Yarım asırdan fazla hukukumuz olan bir dostumuzu, sevgili ağabeyimizi, Prof. Dr. Ahmed Alper’i de, âhiret âlemine yolcu ettik.
Hemen, bir sinema şeridi gibi hatıralar gözümün önüne geldi. Asıl memleketi Maraş idi. Ama İstanbul’da askerîye adına Tıp Fakültesini bitirip, Ankara Gülhane Hastahanesine gelmişti. Hastahanenin yakınındaki Aşağı Eğlence Mahallesi’nde oturuyordu. Komşuyduk.
Çok muhterem, nâif bir insandı. Herkese yardım etmeye çalışırdı. İyi bir gastroenteroloji tabibiydi. Bir akşam oturmasına gitmiştik. Babam rahmetli saf bir insandı. Ahmed Ağabey, biraz böyle midesini tutuyordu. Babam, ne olduğunu sorunca, “Mehmed Amca, biraz midem rahatsız” dedi.

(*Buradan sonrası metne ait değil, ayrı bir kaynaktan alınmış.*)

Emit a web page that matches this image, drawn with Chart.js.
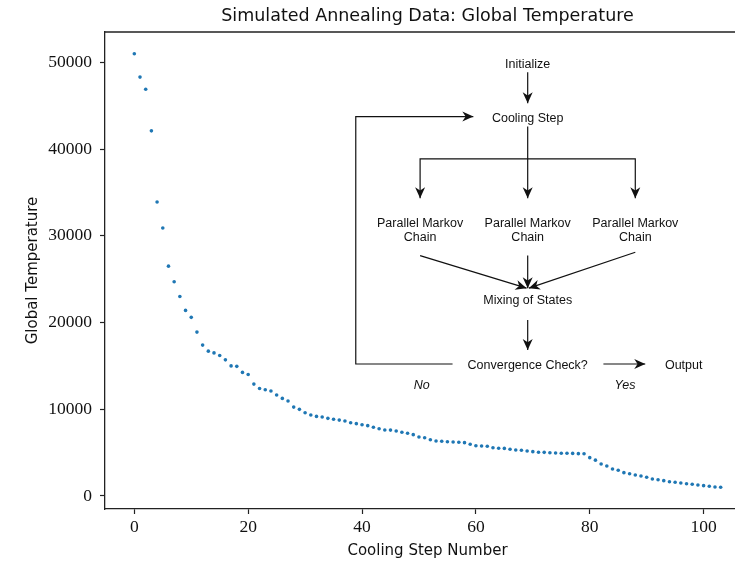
<!DOCTYPE html>
<html>
<head>
<meta charset="utf-8">
<script src="https://cdn.jsdelivr.net/npm/chart.js@4/dist/chart.umd.min.js"></script>
<style>
  html, body { margin: 0; padding: 0; background: #fff; overflow: hidden; width: 735px; height: 563px; }
  #wrap { position: relative; width: 855px; height: 563px; }
</style>
</head>
<body>
<div id="wrap"><canvas id="c" width="855" height="563"></canvas></div>
<script>
// ---- data ----
const chartTitle = 'Simulated Annealing Data: Global Temperature';
const xLabel = 'Cooling Step Number';
const yLabel = 'Global Temperature';
const xTicks = [0, 20, 40, 60, 80, 100];
const yTicks = [0, 10000, 20000, 30000, 40000, 50000];
const globalTemp = [
  51000, 48300, 46900, 42100, 33900, 30900, 26500, 24700, 23000, 21400,
  20600, 18900, 17400, 16700, 16500, 16200, 15700, 15000, 14950, 14250,
  14000, 12900, 12400, 12250, 12100, 11650, 11250, 10950, 10250, 9990,
  9600, 9330, 9180, 9100, 8950, 8850, 8750, 8650, 8450, 8340,
  8220, 8110, 7920, 7760, 7610, 7600, 7500, 7350, 7230, 7070,
  6800, 6720, 6490, 6340, 6310, 6260, 6230, 6190, 6150, 5970,
  5800, 5770, 5730, 5570, 5500, 5490, 5390, 5310, 5270, 5190,
  5110, 5040, 5030, 4990, 4960, 4930, 4920, 4910, 4880, 4870,
  4420, 4130, 3690, 3460, 3110, 2960, 2690, 2570, 2420, 2310,
  2160, 1960, 1880, 1770, 1650, 1580, 1500, 1420, 1350, 1270,
  1190, 1120, 1040, 1000
];
// flowchart labels (in data units: step, temperature)
const flowTexts = [
  { lines: ['Initialize'], x: 69.1, y: 49900 },
  { lines: ['Cooling Step'], x: 69.1, y: 43750 },
  { lines: ['Parallel Markov', 'Chain'], x: 50.2, y: 30780 },
  { lines: ['Parallel Markov', 'Chain'], x: 69.1, y: 30780 },
  { lines: ['Parallel Markov', 'Chain'], x: 88.0, y: 30780 },
  { lines: ['Mixing of States'], x: 69.1, y: 22690 },
  { lines: ['Convergence Check?'], x: 69.1, y: 15220 },
  { lines: ['Output'], x: 96.5, y: 15220 },
  { lines: ['No'], x: 50.5, y: 12920, italic: true },
  { lines: ['Yes'], x: 86.2, y: 12920, italic: true }
];
const flowArrows = [
  [[69.1, 48870], [69.1, 45290]],
  [[69.1, 42600], [69.1, 34340]],
  [[69.1, 38870], [50.2, 38870], [50.2, 34340]],
  [[69.1, 38870], [88.0, 38870], [88.0, 34340]],
  [[50.2, 27720], [68.9, 23960]],
  [[69.1, 27720], [69.1, 23960]],
  [[88.0, 28110], [69.3, 23960]],
  [[69.1, 20300], [69.1, 16840]],
  [[55.9, 15220], [38.9, 15220], [38.9, 43750], [59.55, 43750]],
  [[82.4, 15220], [89.75, 15220]]
];

const points = globalTemp.map((t, i) => ({ x: i, y: t }));
const axisColor = '#222';
const serif = "'Liberation Serif', 'DejaVu Serif', serif";
const sans = "'DejaVu Sans', sans-serif";

const framePlugin = {
  id: 'frame',
  afterDraw(chart) {
    const { ctx, chartArea: a } = chart;
    ctx.save();
    ctx.strokeStyle = axisColor;
    ctx.lineWidth = 1.3;
    ctx.beginPath();
    ctx.moveTo(a.left, a.top);
    ctx.lineTo(a.right, a.top);
    ctx.lineTo(a.right, a.bottom);
    ctx.stroke();
    // title centred over the plotting area
    ctx.fillStyle = '#111';
    ctx.font = "17.5px " + sans;
    ctx.textAlign = 'center';
    ctx.textBaseline = 'middle';
    ctx.fillText(chartTitle, (a.left + a.right) / 2, a.top - 16);
    ctx.restore();
  }
};

const flowPlugin = {
  id: 'flow',
  afterDatasetsDraw(chart) {
    const { ctx, scales } = chart;
    const px = v => scales.x.getPixelForValue(v);
    const py = v => scales.y.getPixelForValue(v);
    ctx.save();
    ctx.fillStyle = '#111';
    ctx.strokeStyle = '#111';
    ctx.lineWidth = 1.2;
    ctx.textAlign = 'center';
    ctx.textBaseline = 'middle';
    const lh = 14;
    flowTexts.forEach(n => {
      ctx.font = (n.italic ? 'italic ' : '') + "12.5px 'Liberation Sans', Arial, sans-serif";
      const cx = px(n.x), cy = py(n.y) + 1.5;
      const h = (n.lines.length - 1) * lh;
      n.lines.forEach((s, k) => ctx.fillText(s, cx, cy - h / 2 + k * lh));
    });
    flowArrows.forEach(path => {
      const pts = path.map(p => [px(p[0]), py(p[1])]);
      ctx.beginPath();
      ctx.moveTo(pts[0][0], pts[0][1]);
      for (let k = 1; k < pts.length; k++) ctx.lineTo(pts[k][0], pts[k][1]);
      ctx.stroke();
      const [x2, y2] = pts[pts.length - 1];
      const [x1, y1] = pts[pts.length - 2];
      const ang = Math.atan2(y2 - y1, x2 - x1);
      const L = 11, W = 5;
      ctx.save();
      ctx.translate(x2, y2);
      ctx.rotate(ang);
      ctx.beginPath();
      ctx.moveTo(0, 0);
      ctx.lineTo(-L, -W);
      ctx.lineTo(-L * 0.7, 0);
      ctx.lineTo(-L, W);
      ctx.closePath();
      ctx.fill();
      ctx.restore();
    });
    ctx.restore();
  }
};

new Chart(document.getElementById('c'), {
  type: 'scatter',
  data: {
    datasets: [{
      label: yLabel,
      data: points,
      backgroundColor: '#1f77b4',
      borderColor: '#1f77b4',
      borderWidth: 0,
      pointRadius: 1.8,
      pointHoverRadius: 1.8
    }]
  },
  options: {
    responsive: false,
    animation: false,
    devicePixelRatio: 1,
    layout: { padding: { top: 32, right: 105, bottom: 0, left: 0 } },
    plugins: {
      legend: { display: false },
      tooltip: { enabled: false },
      title: { display: false }
    },
    scales: {
      x: {
        type: 'linear',
        min: -5.15,
        max: 108.15,
        afterFit: s => { s.height = 54; },
        afterBuildTicks: s => { s.ticks = xTicks.map(v => ({ value: v })); },
        border: { display: true, color: axisColor, width: 1.3 },
        grid: { drawOnChartArea: false, drawTicks: true, tickLength: 5, tickWidth: 1.2, tickColor: axisColor },
        ticks: { color: '#111', font: { family: serif, size: 17.5 }, padding: 3, maxRotation: 0, callback: v => String(v) },
        title: { display: true, text: xLabel, color: '#111', font: { family: sans, size: 15, lineHeight: 1.2 }, padding: { top: 0, bottom: 3 } }
      },
      y: {
        type: 'linear',
        min: -1500,
        max: 53500,
        afterFit: s => { s.width = 105; },
        afterBuildTicks: s => { s.ticks = yTicks.map(v => ({ value: v })); },
        border: { display: true, color: axisColor, width: 1.3 },
        grid: { drawOnChartArea: false, drawTicks: true, tickLength: 5, tickWidth: 1.2, tickColor: axisColor },
        ticks: { color: '#111', font: { family: serif, size: 17.5 }, padding: 8, callback: v => String(v) },
        title: { display: true, text: yLabel, color: '#111', font: { family: sans, size: 15, lineHeight: 1.2 }, padding: { top: 24, bottom: 0 } }
      }
    }
  },
  plugins: [framePlugin, flowPlugin]
});
</script>
</body>
</html>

Peder de hemen, ona şifalı bitkilerden tavsiyede bulunmaya başladı. “Yahu baba, zaten, Ahmed Ağabey mide doktoru” demiştim de, hep beraber nasıl gülüşmüştük.
1980 fitnesine kadar beraber hizmetlerimiz olurdu. Günde, 10-15 Yeni Asya gazetemizi alıp, dağıtırdı. 1980’de, ağabeyim Erzurum Hasankale’de yedek subaylık yaparken, o da, Erzurum, Mareşal Çakmak hastahanesinde, Tabib Binbaşı idi. Ağabeyimi ziyaret için Mehmedcik expresi ile Erzurum’a giderken camdan şöyle bir bakayım diye başımı dışarı uzatır uzatmaz, trenin lokomotifinin bacasından çıkan bir madde gözüme girdi, çok rahatsız oldum. Ahmed Ağabeyi aradım, “Hemen gel!” dedi. Gittim, orada tedavi ettirmişti.
Ben, 1981 senesinde Erzurum’dan evlenince, sadece hanımlara ait olan nikâhımızın şahidliğini, hanımı Serpil Ablamız yapmıştı. Erzurum’da, lojmanlarımız yakındı, orada da, görüşüyorduk. Bir gün Erzurum’da iken, sohbet ediyorduk. Böyle bir makama, mevkie gelen yeni kişiler için, bana bir söz söylemişti, o gün, bugündür unutmuyorum. Kendisi, o zaman Binbaşı rütbesindeydi. “Osman, bizim askeriyede bir tabir var. ‘Teğmenin yenisi ile Albayın eskisi, kendini paşa zanneder!’ diye, işte o gibiler de böyledir” dedi.
Gülhane Askerî Hastahanesinde, Tbp. Albay, Gastroenteroloji Prof. İken, başta Süleyman Demirel olmak üzere; meşhur zevatı tedavi etmişti. Hekimliği çok iyiydi. Ama bu muhterem, hanımı başörtülü, hacca gitti diye, 28 Şubatçılar tarafından, ordudan atılmıştı. 2000 senesi idi galiba, (askeriyeden atılan askerler) olarak düşünülüp, daha sonra “Adaleti Savunanlar Derneği”ni (ASDER), kendisi de ilk başkan olarak kurmuşlardı.
Ankara Kocatepe Bediüzzaman Mevlidleri’nin birinde, cami avlusunda görüştük. Beni, bir iki defa, midemdeki rahatsızlıktan dolayı tedâvi etmişti. Bir ara, özel bir hastahanede çalışmış, daha sonra kendi muayenehanesini açmıştı. Ankara’ya gittikçe, umumiyetle yanına uğrardım. Daha sonra, muayenehanesini, hizmete vakfetmişti. Cum’a namazı sonrası, orada sohbet yapılıyordu. Bir iki defa da, ben gitmiştim.
Her mübarek gün ve geceler ile bayramlarda telefon eder, tebrik ederdim. Ama bir iki bayramdır konuşamadı, tahminimce alzheimer olmuştu, üzüldüm. Bir müddettir yoğun bakımda ve yakın zamanda da, entube olmuştu. 11 Ocak akşamı, vefat haberini aldım. Allah rahmet eylesin, makamı Cennet olsun. Başta Serpil Ablamız ve oğulları olmak üzere, hepimizin başı sağ olsun!